Seamless infrastructure virtualization: If you have ever attempted to connect to Second Life behind the firewall you would know that it requires punching few holes into the firewall to let certain unique transports pass through and that's not a viable option in many cases. This is an intra-infrastructure communication challenge. I am glad to see IBM's attempt to create a virtual cloud inside firewall to deploy some of the regions of the Second Life with seamless navigation in and out of the firewall. This is a great example of a single sign on that extends beyond the network and hardware virtualization to form infrastructure virtualization with seamless security.

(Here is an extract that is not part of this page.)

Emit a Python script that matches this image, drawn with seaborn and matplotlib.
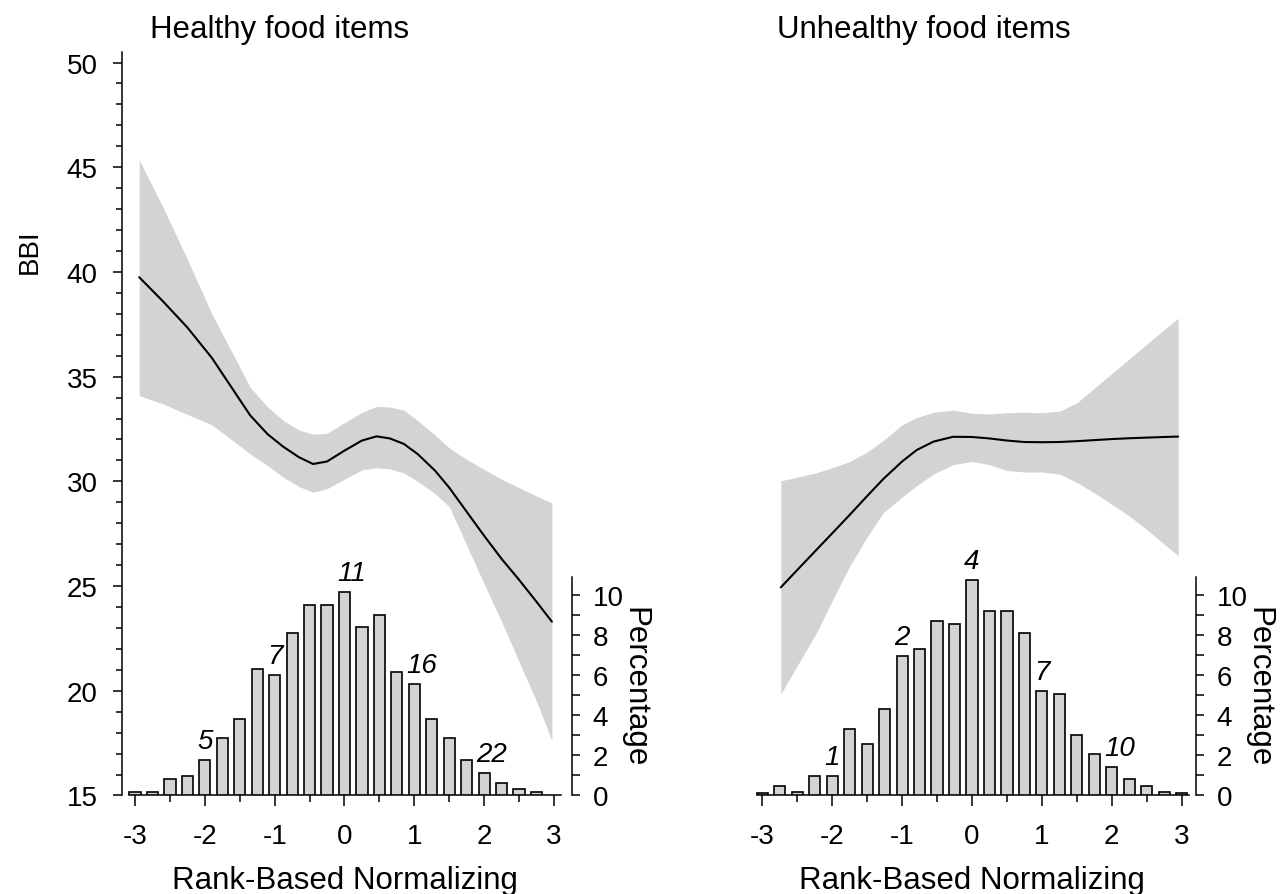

Hybrid systems: The IBM example also illustrates the potential of a hybrid system that combines an on-premise system with remote infrastructure to support seamless cloud computing. This could be a great start for many organizations that are on the bottom of the S curve of cloud computing adoption. Organizations should consider pushing non-critical applications on a cloud with loose integration with on-premise systems to begin the cloud computing journey and as the cloud infrastructure matures and some concerns are alleviated IT could consider pushing more and more applications on the cloud. Google App Engine for cloud computing is a good example to start creating applications on-premise that can eventually run on Google's cloud and Amazon's AMI is expanding day-by-day to allow people to push their applications on Amazon's cloud. Here is a quick comparison of Google and Amazon in their cloud computing efforts. Elastra's solution to deploy EnterpriseDB on the cloud is also a good example of how organizations can outsource IT on the cloud.

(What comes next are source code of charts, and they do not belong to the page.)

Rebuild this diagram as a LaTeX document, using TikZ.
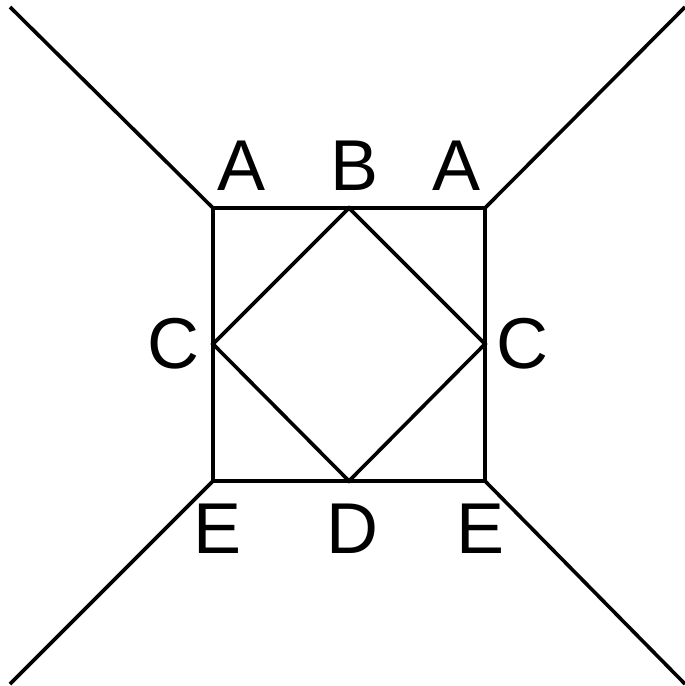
\documentclass[tikz,border=0pt]{standalone}
\usepackage{fontspec}
\setmainfont{Liberation Sans}
\usetikzlibrary{positioning}

\begin{document}
\begin{tikzpicture}[x=1pt, y=-1pt,
  edge/.style ={draw=black, line width=3.6pt, line join=miter},
  lbl/.style  ={font=\fontsize{72}{80}\selectfont, inner sep=0pt}]

  \useasboundingbox (0,0) rectangle (685,686);

  % --- square and diamond ------------------------------------------------
  \coordinate (tl) at (213,208);
  \coordinate (tr) at (485,208);
  \coordinate (br) at (485,481);
  \coordinate (bl) at (213,481);
  \coordinate (mt) at (349,208);
  \coordinate (mr) at (485,344);
  \coordinate (mb) at (349,481);
  \coordinate (ml) at (213,344);

  % --- outer ends ----------------------------------------------------------
  \coordinate (otl) at (10,7);
  \coordinate (otr) at (685,7);
  \coordinate (obr) at (685,684);
  \coordinate (obl) at (10,684);

  % --- labels --------------------------------------------------------------
  \node[lbl] (a1) at (242,166) {A};
  \node[lbl] (b)  at (355,166) {B};
  \node[lbl] (a2) at (457,166) {A};
  \node[lbl] (c1) at (173,344) {C};
  \node[lbl] (c2) at (522,344) {C};
  \node[lbl] (e1) at (218,529) {E};
  \node[lbl] (d)  at (352,529) {D};
  \node[lbl] (e2) at (481,529) {E};

  % --- edges ---------------------------------------------------------------
  \draw[edge] (tl) -- (tr) -- (br) -- (bl) -- cycle;
  \draw[edge] (mt) -- (mr) -- (mb) -- (ml) -- cycle;
  \draw[edge] (otl) -- (tl);  \draw[edge] (otr) -- (tr);
  \draw[edge] (obr) -- (br);  \draw[edge] (obl) -- (bl);
\end{tikzpicture}
\end{document}
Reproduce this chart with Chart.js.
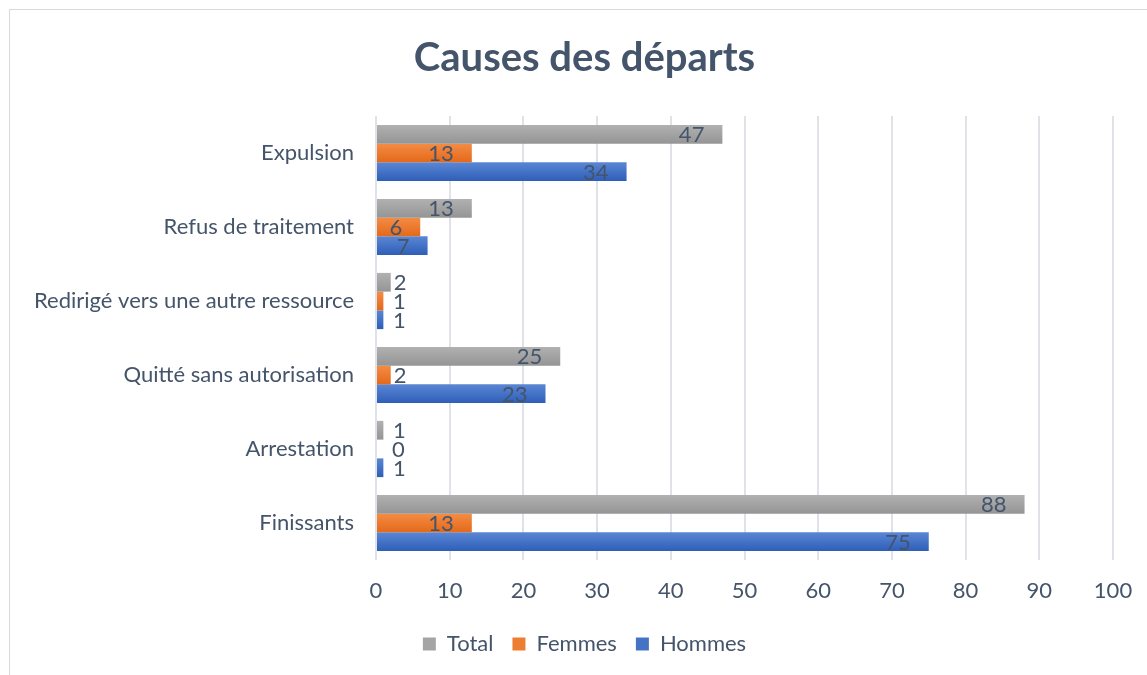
<!DOCTYPE html>
<html lang="fr">
<head>
    <meta charset="UTF-8">
    <title>Causes des départs</title>
    <script src="https://cdn.jsdelivr.net/npm/chart.js"></script>
    <style>
        body { margin: 0; background: #fff; overflow: hidden; }
        #wrap { width: 1147px; height: 675px; }
    </style>
</head>
<body>
    <div id="wrap"><canvas id="chart" width="1147" height="675"></canvas></div>

    <script>
        // data
        const categories = ['Expulsion', 'Refus de traitement', 'Redirigé vers une autre ressource',
            'Quitté sans autorisation', 'Arrestation', 'Finissants'];
        const total = [47, 13, 2, 25, 1, 88];
        const femmes = [13, 6, 1, 2, 0, 13];
        const hommes = [34, 7, 1, 23, 1, 75];
        const xTicks = [0, 10, 20, 30, 40, 50, 60, 70, 80, 90, 100];

        const textColor = '#44546A';
        const fontFamily = 'Lato, "Open Sans", sans-serif';
        const fontSize = 22;

        // [solid, top of gradient, bottom of gradient]
        const colours = {
            Total: ['#A5A5A5', '#B1B1B1', '#959595'],
            Femmes: ['#ED7D31', '#F48C44', '#E3691A'],
            Hommes: ['#4472C4', '#5A86D4', '#2E5EB8']
        };

        function makeSet(label, values) {
            return {
                label: label,
                data: values,
                // scriptable so every bar gets its own options object
                backgroundColor: () => colours[label][0],
                borderWidth: 0,
                categoryPercentage: 0.76,
                barPercentage: 1.0
            };
        }

        // light frame round the chart, like the Excel chart area
        const framePlugin = {
            id: 'frame',
            beforeDraw(chart) {
                const c = chart.ctx;
                c.save();
                c.strokeStyle = '#D9D9D9';
                c.lineWidth = 1;
                c.strokeRect(9.5, 9.5, chart.width + 20, chart.height + 20);
                c.restore();
            }
        };

        // vertical gradient on each bar
        const gradientPlugin = {
            id: 'barGradient',
            beforeDatasetsDraw(chart) {
                const c = chart.ctx;
                chart.data.datasets.forEach((ds, i) => {
                    const meta = chart.getDatasetMeta(i);
                    const col = colours[ds.label];
                    meta.data.forEach(el => {
                        const h = el.height || 0;
                        const g = c.createLinearGradient(0, el.y - h / 2, 0, el.y + h / 2);
                        g.addColorStop(0, col[1]);
                        g.addColorStop(1, col[2]);
                        el.options = Object.assign({}, el.options, { backgroundColor: g });
                    });
                });
            }
        };

        // value labels: inside end when they fit, just outside otherwise
        const labelPlugin = {
            id: 'valueLabels',
            afterDatasetsDraw(chart) {
                const c = chart.ctx;
                c.save();
                c.font = fontSize + 'px ' + fontFamily;
                c.fillStyle = textColor;
                c.textBaseline = 'middle';
                chart.data.datasets.forEach((ds, i) => {
                    const meta = chart.getDatasetMeta(i);
                    meta.data.forEach((el, j) => {
                        const txt = String(ds.data[j]);
                        const w = c.measureText(txt).width;
                        const len = el.x - el.base;
                        if (len >= w + 24) {
                            c.textAlign = 'right';
                            c.fillText(txt, el.x - 18, el.y + 1);
                        } else {
                            c.textAlign = 'left';
                            c.fillText(txt, Math.max(el.x + 3, el.base + 16), el.y + 1);
                        }
                    });
                });
                c.restore();
            }
        };

        new Chart(document.getElementById('chart'), {
            type: 'bar',
            data: {
                labels: categories,
                datasets: [makeSet('Total', total), makeSet('Femmes', femmes), makeSet('Hommes', hommes)]
            },
            plugins: [framePlugin, gradientPlugin, labelPlugin],
            options: {
                indexAxis: 'y',
                responsive: false,
                animation: false,
                layout: { padding: { left: 22, right: 0, top: 10, bottom: 10 } },
                scales: {
                    x: {
                        min: 0,
                        max: 100,
                        afterBuildTicks: s => { s.ticks = xTicks.map(v => ({ value: v })); },
                        afterFit: s => {
                            s.height = 54;
                            s.paddingLeft = 0;
                            s.paddingRight = 0;
                        },
                        grid: { color: '#DFE2E7', lineWidth: 2, drawTicks: false },
                        border: { display: false },
                        ticks: { color: textColor, font: { family: fontFamily, size: fontSize }, padding: 18 }
                    },
                    y: {
                        afterFit: s => { s.width = 354; },
                        grid: { display: false, drawTicks: false },
                        border: { display: false },
                        ticks: { color: textColor, font: { family: fontFamily, size: fontSize }, padding: 22 }
                    },
                    // empty right axis, only keeps room so the plot ends where the original does
                    y2: {
                        type: 'linear',
                        position: 'right',
                        afterFit: s => { s.width = 34; },
                        grid: { display: false, drawTicks: false },
                        border: { display: false },
                        ticks: { display: false }
                    }
                },
                plugins: {
                    title: {
                        display: true,
                        text: 'Causes des départs',
                        color: textColor,
                        font: { family: fontFamily, size: 40, weight: 'bold' },
                        padding: { top: 24, bottom: 34 }
                    },
                    legend: {
                        position: 'bottom',
                        labels: {
                            color: textColor,
                            font: { family: fontFamily, size: fontSize },
                            boxWidth: 13,
                            boxHeight: 13,
                            padding: 19
                        }
                    },
                    tooltip: { enabled: false }
                }
            }
        });
    </script>
</body>
</html>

Service innovation: I see many innovation opportunities for the ISVs and partners to step in as trusted middleman and provide services to fuel the cloud computing adoption. SugarCRM recently announced a reseller partnership with BT to reach out to 1.2 million business customers of BT and sell them on-premise and SaaS CRM. I expect to see the ecosystem around the cloud computing and SaaS vendors grow significantly in the next few years.